Work to complete: Pictures stay out. Extract the lines below from the first one through the line with "(0,0) rectangle (596,842);", both included.

Recorded information:
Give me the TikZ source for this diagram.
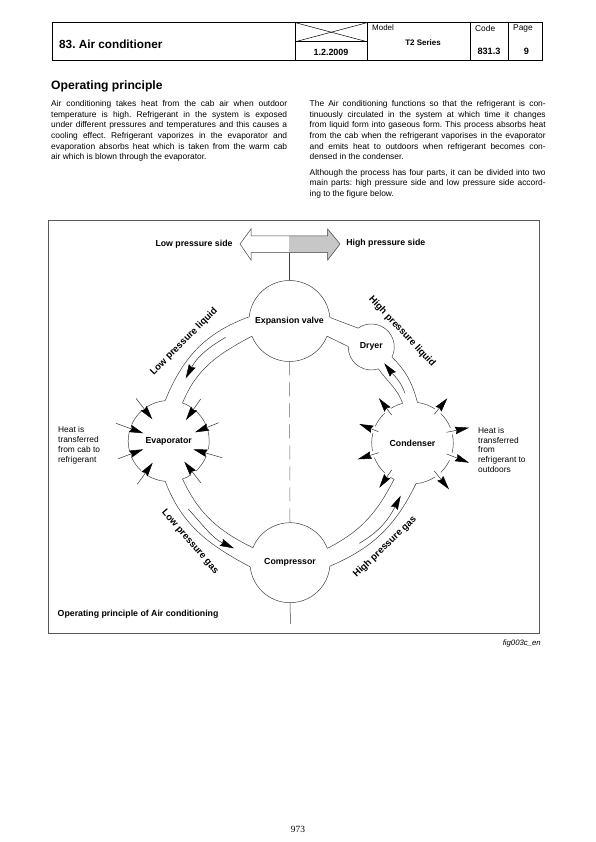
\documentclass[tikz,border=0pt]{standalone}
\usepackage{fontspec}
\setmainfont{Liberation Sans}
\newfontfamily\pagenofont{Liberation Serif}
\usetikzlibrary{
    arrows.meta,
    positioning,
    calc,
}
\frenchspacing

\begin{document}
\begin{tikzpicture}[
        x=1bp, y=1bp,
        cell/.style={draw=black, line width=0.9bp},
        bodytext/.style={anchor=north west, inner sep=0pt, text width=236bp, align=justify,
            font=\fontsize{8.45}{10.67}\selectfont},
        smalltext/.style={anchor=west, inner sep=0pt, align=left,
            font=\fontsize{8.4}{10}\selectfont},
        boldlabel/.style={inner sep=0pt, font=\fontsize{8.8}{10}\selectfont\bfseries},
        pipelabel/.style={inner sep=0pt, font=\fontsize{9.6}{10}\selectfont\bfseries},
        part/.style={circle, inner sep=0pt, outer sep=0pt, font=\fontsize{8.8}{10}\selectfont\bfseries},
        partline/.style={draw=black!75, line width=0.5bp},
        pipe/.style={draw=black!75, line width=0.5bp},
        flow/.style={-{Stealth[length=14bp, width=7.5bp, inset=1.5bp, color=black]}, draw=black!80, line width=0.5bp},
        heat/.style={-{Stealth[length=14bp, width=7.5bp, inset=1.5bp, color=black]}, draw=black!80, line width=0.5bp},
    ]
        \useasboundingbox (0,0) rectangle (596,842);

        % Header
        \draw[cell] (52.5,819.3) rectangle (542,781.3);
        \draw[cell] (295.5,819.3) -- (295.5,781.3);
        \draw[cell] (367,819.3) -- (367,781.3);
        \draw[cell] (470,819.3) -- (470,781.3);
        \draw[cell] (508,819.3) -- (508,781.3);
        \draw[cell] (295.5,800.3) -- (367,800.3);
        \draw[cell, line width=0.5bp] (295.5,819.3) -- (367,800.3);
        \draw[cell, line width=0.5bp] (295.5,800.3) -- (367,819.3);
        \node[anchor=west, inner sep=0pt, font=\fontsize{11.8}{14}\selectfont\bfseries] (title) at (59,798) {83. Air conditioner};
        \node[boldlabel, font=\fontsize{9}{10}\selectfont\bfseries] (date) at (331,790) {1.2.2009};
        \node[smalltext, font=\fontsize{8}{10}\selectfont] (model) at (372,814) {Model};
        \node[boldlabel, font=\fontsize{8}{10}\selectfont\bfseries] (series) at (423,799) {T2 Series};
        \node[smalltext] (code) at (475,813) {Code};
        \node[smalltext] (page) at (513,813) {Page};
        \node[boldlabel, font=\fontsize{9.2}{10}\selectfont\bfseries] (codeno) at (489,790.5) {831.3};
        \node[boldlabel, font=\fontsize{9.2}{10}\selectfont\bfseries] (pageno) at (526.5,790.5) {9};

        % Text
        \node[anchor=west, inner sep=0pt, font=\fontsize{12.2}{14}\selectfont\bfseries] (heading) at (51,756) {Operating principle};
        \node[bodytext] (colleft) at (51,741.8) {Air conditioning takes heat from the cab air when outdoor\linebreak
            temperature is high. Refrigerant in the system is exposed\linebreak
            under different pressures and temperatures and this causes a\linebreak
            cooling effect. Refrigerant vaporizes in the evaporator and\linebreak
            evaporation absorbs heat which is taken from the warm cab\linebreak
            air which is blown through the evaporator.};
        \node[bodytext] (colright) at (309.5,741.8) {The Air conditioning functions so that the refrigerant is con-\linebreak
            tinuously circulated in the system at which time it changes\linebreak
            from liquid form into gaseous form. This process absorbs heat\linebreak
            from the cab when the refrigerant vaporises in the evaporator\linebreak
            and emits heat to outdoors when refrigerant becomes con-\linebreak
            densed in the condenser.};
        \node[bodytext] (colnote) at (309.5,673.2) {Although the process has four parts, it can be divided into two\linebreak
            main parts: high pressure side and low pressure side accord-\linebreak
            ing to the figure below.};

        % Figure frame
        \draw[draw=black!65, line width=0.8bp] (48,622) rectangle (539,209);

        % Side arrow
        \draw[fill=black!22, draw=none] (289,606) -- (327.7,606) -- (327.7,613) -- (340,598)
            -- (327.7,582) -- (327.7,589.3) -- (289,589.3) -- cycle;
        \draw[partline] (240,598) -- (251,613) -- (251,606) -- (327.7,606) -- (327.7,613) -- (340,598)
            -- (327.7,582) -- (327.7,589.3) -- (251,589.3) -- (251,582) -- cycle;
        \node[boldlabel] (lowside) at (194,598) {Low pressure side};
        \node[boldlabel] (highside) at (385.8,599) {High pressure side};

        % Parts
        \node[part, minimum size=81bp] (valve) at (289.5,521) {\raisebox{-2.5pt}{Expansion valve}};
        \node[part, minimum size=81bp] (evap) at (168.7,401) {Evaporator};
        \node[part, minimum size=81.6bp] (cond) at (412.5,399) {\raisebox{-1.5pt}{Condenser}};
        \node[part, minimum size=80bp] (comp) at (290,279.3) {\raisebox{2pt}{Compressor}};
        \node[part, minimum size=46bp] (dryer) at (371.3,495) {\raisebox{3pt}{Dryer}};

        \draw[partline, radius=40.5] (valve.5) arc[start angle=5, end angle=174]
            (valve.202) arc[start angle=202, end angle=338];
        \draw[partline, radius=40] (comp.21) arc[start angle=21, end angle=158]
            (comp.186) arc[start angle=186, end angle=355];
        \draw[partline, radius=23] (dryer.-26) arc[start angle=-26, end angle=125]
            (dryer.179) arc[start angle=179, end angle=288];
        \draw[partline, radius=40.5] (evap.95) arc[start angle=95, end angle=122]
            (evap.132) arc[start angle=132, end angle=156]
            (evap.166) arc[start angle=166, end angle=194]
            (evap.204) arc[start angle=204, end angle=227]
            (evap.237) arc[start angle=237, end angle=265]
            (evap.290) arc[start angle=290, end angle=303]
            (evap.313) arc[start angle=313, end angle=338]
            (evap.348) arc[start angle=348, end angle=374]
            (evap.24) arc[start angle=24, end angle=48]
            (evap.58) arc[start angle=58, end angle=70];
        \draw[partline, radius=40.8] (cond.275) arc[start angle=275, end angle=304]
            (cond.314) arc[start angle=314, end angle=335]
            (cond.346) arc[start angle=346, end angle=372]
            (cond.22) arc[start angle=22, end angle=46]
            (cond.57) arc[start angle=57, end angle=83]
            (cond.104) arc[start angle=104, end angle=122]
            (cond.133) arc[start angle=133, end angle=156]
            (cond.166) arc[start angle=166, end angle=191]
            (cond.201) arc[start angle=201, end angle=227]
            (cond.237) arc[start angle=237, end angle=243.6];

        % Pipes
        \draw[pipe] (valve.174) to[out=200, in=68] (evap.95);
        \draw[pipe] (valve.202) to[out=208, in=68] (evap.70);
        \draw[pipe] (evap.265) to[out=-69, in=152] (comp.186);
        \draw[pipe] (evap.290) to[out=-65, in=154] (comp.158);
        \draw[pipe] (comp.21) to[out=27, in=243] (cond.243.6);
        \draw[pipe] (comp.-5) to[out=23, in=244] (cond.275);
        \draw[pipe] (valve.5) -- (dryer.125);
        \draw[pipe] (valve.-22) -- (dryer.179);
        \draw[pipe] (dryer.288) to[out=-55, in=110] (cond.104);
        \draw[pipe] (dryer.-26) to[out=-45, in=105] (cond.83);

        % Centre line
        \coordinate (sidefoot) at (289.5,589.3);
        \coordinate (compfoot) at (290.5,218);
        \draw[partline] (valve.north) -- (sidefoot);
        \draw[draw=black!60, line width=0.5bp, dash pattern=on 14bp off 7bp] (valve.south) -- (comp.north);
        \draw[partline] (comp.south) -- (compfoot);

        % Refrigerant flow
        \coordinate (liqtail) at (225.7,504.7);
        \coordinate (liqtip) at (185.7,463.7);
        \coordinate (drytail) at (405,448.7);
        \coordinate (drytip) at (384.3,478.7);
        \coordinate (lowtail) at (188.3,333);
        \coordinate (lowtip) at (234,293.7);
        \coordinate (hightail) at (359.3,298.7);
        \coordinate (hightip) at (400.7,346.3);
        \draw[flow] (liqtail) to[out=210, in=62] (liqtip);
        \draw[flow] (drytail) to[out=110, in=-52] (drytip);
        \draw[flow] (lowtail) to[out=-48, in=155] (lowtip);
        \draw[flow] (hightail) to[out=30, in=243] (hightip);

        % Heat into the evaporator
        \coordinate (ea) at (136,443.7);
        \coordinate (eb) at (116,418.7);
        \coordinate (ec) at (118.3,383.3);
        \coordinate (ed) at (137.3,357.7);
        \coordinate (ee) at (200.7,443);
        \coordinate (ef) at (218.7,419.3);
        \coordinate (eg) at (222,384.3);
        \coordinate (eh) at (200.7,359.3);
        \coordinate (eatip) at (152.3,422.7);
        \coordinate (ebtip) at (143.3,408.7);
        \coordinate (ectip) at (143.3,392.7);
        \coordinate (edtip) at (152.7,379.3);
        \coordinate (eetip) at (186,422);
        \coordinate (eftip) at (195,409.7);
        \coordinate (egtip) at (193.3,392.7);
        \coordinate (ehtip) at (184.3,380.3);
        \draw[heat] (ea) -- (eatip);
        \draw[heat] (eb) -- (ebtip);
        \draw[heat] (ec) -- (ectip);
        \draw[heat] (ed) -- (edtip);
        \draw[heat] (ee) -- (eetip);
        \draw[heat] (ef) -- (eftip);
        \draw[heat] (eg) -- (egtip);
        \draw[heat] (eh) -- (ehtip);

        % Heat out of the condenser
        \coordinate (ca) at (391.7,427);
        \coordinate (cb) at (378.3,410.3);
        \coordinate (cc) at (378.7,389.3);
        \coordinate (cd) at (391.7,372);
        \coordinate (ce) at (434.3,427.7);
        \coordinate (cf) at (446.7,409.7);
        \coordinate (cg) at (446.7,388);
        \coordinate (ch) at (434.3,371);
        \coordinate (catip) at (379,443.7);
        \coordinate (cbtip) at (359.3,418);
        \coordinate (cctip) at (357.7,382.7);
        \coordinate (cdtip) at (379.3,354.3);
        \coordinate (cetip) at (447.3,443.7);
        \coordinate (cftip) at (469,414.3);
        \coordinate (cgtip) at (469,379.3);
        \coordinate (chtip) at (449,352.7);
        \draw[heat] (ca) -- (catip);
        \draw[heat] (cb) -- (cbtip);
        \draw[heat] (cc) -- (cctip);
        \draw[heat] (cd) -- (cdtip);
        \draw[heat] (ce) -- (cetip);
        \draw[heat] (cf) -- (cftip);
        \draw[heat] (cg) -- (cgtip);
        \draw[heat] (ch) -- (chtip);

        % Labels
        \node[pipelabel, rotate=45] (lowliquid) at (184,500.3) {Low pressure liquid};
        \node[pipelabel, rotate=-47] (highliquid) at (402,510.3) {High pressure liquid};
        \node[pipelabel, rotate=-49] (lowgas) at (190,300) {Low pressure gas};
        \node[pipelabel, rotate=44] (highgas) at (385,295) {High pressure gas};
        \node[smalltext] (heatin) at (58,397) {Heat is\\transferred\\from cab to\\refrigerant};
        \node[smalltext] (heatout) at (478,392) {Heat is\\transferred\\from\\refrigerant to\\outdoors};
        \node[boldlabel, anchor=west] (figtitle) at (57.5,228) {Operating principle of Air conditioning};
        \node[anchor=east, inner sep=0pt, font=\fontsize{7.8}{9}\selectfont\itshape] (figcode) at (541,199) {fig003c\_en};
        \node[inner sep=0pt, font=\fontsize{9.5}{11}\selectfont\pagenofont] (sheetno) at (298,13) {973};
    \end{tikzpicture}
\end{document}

Exercise solution:
Give me the TikZ source for this diagram.
\documentclass[tikz,border=0pt]{standalone}
\usepackage{fontspec}
\setmainfont{Liberation Sans}
\newfontfamily\pagenofont{Liberation Serif}
\usetikzlibrary{
    arrows.meta,
    positioning,
    calc,
}
\frenchspacing

\begin{document}
\begin{tikzpicture}[
        x=1bp, y=1bp,
        cell/.style={draw=black, line width=0.9bp},
        bodytext/.style={anchor=north west, inner sep=0pt, text width=236bp, align=justify,
            font=\fontsize{8.45}{10.67}\selectfont},
        smalltext/.style={anchor=west, inner sep=0pt, align=left,
            font=\fontsize{8.4}{10}\selectfont},
        boldlabel/.style={inner sep=0pt, font=\fontsize{8.8}{10}\selectfont\bfseries},
        pipelabel/.style={inner sep=0pt, font=\fontsize{9.6}{10}\selectfont\bfseries},
        part/.style={circle, inner sep=0pt, outer sep=0pt, font=\fontsize{8.8}{10}\selectfont\bfseries},
        partline/.style={draw=black!75, line width=0.5bp},
        pipe/.style={draw=black!75, line width=0.5bp},
        flow/.style={-{Stealth[length=14bp, width=7.5bp, inset=1.5bp, color=black]}, draw=black!80, line width=0.5bp},
        heat/.style={-{Stealth[length=14bp, width=7.5bp, inset=1.5bp, color=black]}, draw=black!80, line width=0.5bp},
    ]
        \useasboundingbox (0,0) rectangle (596,842);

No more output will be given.